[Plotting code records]
--------------------------------

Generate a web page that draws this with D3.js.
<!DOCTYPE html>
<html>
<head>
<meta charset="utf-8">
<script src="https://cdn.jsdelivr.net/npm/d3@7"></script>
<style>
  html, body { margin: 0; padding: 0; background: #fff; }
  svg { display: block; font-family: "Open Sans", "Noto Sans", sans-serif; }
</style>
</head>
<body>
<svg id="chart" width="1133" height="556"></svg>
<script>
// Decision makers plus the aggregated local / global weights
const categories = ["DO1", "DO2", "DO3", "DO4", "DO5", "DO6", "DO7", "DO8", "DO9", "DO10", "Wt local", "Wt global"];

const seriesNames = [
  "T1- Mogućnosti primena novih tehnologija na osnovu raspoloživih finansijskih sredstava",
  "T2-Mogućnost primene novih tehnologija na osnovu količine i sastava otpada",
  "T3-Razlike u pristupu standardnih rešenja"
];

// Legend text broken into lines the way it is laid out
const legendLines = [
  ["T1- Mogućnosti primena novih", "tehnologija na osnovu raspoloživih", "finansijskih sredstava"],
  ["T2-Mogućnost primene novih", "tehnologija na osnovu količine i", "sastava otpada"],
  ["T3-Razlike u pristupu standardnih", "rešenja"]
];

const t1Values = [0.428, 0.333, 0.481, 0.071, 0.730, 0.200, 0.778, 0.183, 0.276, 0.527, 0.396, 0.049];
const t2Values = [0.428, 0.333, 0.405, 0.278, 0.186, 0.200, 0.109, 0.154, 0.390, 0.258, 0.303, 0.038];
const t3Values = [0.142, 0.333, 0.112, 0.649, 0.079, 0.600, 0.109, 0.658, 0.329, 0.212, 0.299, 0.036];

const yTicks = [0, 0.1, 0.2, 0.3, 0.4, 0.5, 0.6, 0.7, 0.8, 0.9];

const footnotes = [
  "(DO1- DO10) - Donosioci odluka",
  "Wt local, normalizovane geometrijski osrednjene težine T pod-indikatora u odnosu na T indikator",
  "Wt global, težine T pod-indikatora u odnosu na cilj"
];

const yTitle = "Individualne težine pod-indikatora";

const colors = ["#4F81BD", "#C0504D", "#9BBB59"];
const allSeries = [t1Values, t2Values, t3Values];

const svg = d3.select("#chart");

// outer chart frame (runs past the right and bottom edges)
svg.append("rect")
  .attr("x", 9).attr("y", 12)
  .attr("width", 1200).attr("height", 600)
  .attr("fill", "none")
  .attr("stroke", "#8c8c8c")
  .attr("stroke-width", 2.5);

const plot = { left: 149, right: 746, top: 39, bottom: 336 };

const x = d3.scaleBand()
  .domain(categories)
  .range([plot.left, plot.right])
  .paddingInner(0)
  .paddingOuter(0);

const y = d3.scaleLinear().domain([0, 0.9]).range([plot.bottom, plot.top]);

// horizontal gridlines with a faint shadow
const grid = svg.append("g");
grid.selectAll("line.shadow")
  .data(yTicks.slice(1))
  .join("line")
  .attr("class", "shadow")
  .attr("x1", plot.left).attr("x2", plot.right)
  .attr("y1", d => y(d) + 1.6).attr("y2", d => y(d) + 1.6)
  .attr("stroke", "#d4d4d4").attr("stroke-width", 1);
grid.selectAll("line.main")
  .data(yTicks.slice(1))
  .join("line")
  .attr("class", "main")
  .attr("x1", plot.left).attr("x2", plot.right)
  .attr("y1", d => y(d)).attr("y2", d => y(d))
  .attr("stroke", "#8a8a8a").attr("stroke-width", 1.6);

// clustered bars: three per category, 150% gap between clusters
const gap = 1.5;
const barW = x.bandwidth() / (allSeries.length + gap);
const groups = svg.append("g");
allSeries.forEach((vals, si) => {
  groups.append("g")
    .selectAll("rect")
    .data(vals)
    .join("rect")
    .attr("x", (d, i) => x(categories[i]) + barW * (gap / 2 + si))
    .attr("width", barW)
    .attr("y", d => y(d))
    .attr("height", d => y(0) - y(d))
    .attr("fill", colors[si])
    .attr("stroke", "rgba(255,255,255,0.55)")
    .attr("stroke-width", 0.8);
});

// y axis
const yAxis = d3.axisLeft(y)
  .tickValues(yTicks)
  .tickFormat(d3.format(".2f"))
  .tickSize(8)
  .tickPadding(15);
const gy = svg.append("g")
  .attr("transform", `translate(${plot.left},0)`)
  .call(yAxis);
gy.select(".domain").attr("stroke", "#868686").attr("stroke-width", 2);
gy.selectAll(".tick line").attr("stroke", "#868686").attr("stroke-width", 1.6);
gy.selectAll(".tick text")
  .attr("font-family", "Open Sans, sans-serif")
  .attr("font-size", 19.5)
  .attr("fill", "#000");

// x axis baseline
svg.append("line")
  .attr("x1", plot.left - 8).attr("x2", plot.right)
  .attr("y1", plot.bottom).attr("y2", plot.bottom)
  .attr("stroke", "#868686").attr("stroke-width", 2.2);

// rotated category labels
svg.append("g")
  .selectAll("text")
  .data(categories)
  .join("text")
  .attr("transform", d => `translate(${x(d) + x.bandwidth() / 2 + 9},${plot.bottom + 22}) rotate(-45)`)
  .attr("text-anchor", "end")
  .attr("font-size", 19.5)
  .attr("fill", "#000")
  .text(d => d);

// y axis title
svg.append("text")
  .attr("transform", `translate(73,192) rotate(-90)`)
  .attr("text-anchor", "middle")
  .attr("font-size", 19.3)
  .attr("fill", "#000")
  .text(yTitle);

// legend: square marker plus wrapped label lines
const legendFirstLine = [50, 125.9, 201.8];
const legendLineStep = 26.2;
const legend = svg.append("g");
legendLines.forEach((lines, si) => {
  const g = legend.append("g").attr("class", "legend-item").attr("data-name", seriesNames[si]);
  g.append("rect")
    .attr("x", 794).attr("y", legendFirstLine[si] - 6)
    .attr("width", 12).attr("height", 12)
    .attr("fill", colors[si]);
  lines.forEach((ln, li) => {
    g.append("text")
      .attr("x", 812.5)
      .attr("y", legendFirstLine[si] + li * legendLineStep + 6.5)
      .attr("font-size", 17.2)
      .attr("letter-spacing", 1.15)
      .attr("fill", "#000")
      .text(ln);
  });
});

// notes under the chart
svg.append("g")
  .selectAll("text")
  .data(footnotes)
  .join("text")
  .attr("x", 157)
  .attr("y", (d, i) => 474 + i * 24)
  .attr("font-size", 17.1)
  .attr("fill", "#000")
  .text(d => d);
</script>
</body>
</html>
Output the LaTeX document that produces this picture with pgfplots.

--------------------------------

## PROBLEM TO SOLVE
Looking back at the lines above, state how many contain the word "that", and supply nothing besides the number.

## COMPLETE OUTPUT
2